不思議なことに、最近あちらこちらで同じような話を聞きます。
大河ドラマ「べらぼう」では、のちの滝沢馬琴が絵師の喜多川歌麿に対して、「お主…、男色(なんしょく。つまり、男好き)ではないのか?」と尋ねるシーンがありました。歌麿は、「俺は男も女も好きさ」と答えます。その後、歌麿は「俺はそもそも男か女かで人を分けたりしねえんだよ。俺は『好きな人』と『それ以外』で分けてるもんでさ」と、世間の物差しで自分は人を見ていない、ということを馬琴に伝えました。

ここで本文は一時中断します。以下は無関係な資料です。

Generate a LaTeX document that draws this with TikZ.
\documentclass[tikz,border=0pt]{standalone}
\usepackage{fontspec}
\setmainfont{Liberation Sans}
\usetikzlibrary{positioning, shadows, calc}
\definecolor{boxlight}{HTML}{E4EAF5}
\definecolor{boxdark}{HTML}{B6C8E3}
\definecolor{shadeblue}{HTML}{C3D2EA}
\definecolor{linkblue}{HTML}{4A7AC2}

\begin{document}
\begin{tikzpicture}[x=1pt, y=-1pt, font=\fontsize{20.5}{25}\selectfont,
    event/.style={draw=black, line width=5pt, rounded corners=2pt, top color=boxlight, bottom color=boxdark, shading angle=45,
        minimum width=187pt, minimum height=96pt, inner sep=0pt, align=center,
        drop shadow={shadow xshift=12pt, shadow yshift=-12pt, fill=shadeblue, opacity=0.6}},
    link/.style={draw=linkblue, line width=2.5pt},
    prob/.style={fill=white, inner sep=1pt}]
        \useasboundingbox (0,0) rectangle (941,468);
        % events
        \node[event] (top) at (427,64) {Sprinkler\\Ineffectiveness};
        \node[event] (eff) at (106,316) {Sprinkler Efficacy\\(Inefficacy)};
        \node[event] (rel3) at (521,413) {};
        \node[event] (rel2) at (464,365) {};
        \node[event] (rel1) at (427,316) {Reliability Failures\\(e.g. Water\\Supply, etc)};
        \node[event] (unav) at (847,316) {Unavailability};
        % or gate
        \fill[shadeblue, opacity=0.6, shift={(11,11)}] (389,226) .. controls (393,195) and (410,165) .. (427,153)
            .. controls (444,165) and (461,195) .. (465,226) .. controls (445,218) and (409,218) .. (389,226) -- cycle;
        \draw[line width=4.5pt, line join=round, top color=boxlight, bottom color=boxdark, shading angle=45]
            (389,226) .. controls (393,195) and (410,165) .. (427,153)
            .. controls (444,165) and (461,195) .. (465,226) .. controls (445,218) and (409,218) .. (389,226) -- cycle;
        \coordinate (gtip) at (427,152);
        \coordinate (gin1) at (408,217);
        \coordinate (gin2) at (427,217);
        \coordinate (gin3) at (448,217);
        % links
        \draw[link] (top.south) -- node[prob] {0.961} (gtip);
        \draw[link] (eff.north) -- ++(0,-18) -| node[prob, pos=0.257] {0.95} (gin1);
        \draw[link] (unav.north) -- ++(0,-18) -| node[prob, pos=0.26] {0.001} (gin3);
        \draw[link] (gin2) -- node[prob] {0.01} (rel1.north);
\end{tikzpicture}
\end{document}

一方、朝ドラの「ばけばけ」では、のちの小泉八雲が島根県の松江に到着した際、主人公の松野トキと握手をするシーンがありました。
「あの時、先生の手が震えちょったんです。異国から来て、初めての場所に来て、初めての人たちに会って、その人たちがみんな期待しちょる。きっとあの時から怖くて…、日がたてばたつほど怖くなって、イライラして、怒って、むちゃ言って…。ジゴクジゴクと叫んだりして…。ヘブン先生(小泉八雲)も人間です。私たちと同じ…。天狗でも、鬼でも、河童でもなく」
このあとの、天岩戸の話に繋がるあたりが、もうたまらなかったです(笑)。
そして、西田千太郎がモデルとなっている吉沢亮さん演じる錦織友一が、「私も、人間扱いしていなかった。震えていたなんてこれっぽっちも気付かんかった。ありがとう。恩に着る」とトキに頭を下げる場面もよかったですね。

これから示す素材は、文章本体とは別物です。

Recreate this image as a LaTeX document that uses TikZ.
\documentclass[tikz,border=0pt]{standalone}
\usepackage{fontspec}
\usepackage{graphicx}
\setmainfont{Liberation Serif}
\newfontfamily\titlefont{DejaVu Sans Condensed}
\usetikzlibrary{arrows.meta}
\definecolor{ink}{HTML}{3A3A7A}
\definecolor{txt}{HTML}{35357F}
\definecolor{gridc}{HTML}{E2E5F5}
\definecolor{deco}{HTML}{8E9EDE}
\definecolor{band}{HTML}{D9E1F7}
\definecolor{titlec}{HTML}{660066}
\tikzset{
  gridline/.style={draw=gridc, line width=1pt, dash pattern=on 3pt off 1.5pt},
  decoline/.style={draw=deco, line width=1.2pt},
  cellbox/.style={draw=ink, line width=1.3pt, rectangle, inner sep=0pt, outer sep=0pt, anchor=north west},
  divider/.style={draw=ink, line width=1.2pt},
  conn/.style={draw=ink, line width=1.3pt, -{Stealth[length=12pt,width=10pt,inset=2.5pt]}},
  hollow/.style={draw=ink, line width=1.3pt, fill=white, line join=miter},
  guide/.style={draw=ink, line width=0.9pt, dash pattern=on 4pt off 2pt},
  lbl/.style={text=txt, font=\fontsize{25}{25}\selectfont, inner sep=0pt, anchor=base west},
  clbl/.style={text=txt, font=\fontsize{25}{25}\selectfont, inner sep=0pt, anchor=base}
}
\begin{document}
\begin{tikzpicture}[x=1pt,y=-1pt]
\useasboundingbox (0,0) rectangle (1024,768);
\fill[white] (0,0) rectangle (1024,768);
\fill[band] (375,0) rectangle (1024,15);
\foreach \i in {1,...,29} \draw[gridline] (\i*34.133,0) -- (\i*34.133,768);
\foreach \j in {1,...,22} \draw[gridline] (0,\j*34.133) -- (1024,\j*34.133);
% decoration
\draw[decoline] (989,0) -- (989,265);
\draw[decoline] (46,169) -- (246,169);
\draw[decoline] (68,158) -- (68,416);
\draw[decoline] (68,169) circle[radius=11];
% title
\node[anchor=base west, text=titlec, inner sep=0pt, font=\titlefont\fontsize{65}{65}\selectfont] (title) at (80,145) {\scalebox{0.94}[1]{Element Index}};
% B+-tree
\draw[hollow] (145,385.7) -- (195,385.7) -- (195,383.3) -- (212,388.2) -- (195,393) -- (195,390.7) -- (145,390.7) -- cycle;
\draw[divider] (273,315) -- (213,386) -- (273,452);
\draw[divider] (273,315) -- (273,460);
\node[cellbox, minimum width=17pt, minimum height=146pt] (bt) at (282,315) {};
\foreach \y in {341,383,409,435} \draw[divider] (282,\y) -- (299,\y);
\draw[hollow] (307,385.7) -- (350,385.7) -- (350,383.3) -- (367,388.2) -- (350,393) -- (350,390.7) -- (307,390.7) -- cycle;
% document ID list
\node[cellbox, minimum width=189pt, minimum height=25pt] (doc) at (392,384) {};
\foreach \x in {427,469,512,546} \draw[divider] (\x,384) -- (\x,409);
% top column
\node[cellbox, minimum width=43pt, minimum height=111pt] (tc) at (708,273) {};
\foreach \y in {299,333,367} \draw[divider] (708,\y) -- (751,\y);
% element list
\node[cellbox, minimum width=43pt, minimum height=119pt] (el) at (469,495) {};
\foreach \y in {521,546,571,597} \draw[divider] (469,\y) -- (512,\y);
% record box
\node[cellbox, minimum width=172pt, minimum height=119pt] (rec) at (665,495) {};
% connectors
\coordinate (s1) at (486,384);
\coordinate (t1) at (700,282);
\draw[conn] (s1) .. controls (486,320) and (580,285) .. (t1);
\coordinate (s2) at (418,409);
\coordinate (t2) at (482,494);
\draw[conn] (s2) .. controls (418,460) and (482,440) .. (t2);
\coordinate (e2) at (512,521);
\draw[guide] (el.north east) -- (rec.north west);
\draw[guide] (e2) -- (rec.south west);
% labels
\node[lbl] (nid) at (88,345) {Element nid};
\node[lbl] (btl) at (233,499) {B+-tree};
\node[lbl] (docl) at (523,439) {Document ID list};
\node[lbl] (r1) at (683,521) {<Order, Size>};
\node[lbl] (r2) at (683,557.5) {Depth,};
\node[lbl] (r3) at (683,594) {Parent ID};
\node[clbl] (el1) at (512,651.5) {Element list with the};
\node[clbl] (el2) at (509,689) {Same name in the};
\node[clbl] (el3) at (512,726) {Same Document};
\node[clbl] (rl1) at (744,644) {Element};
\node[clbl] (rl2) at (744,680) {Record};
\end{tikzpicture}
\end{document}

さらに先日、ほぼ満席状態の映画館で「もののけ姫」を鑑賞しました。
アシタカの(腕の)、エボシに対する怒りがたかまり、今にも斬らんとするシーンで、ハンセン病患者が、「お若いかた、わたしも呪われた身ゆえ、あなたの怒りや悲しみはよくわかる。わかるが、どうかその人を殺さないでおくれ。その人はわしらを人として扱ってくださった、たったひとりの人だ。わしらの病をおそれず、わしのくさった肉を洗い布を巻いてくれた。生きることはまことに苦しくつらい…。世を呪い、人を呪い、それでも生きたい…。どうか愚かなわしにめんじて…」と言います。
宮崎駿監督は、「この映画は子ども向きではない」という周りからの声に対して、「この映画を一番深いところで理解しているのが、10歳くらいの子どもたち」と話していたようです。
男、女、外国人、病人、大人、子どもなど、カテゴライズの弊害が、ときに人の眼を曇らせます。アシタカの言う、「曇りなき眼(まなこ)で物事を見定める」ことが、今の時代こそ必要なのかもしれません。
作品は違えど、あらゆる人が同じようなことを物語に織り込んでいました。それらがまるで意図されているかのように自分の耳に聴こえてくる。不思議な経験でした。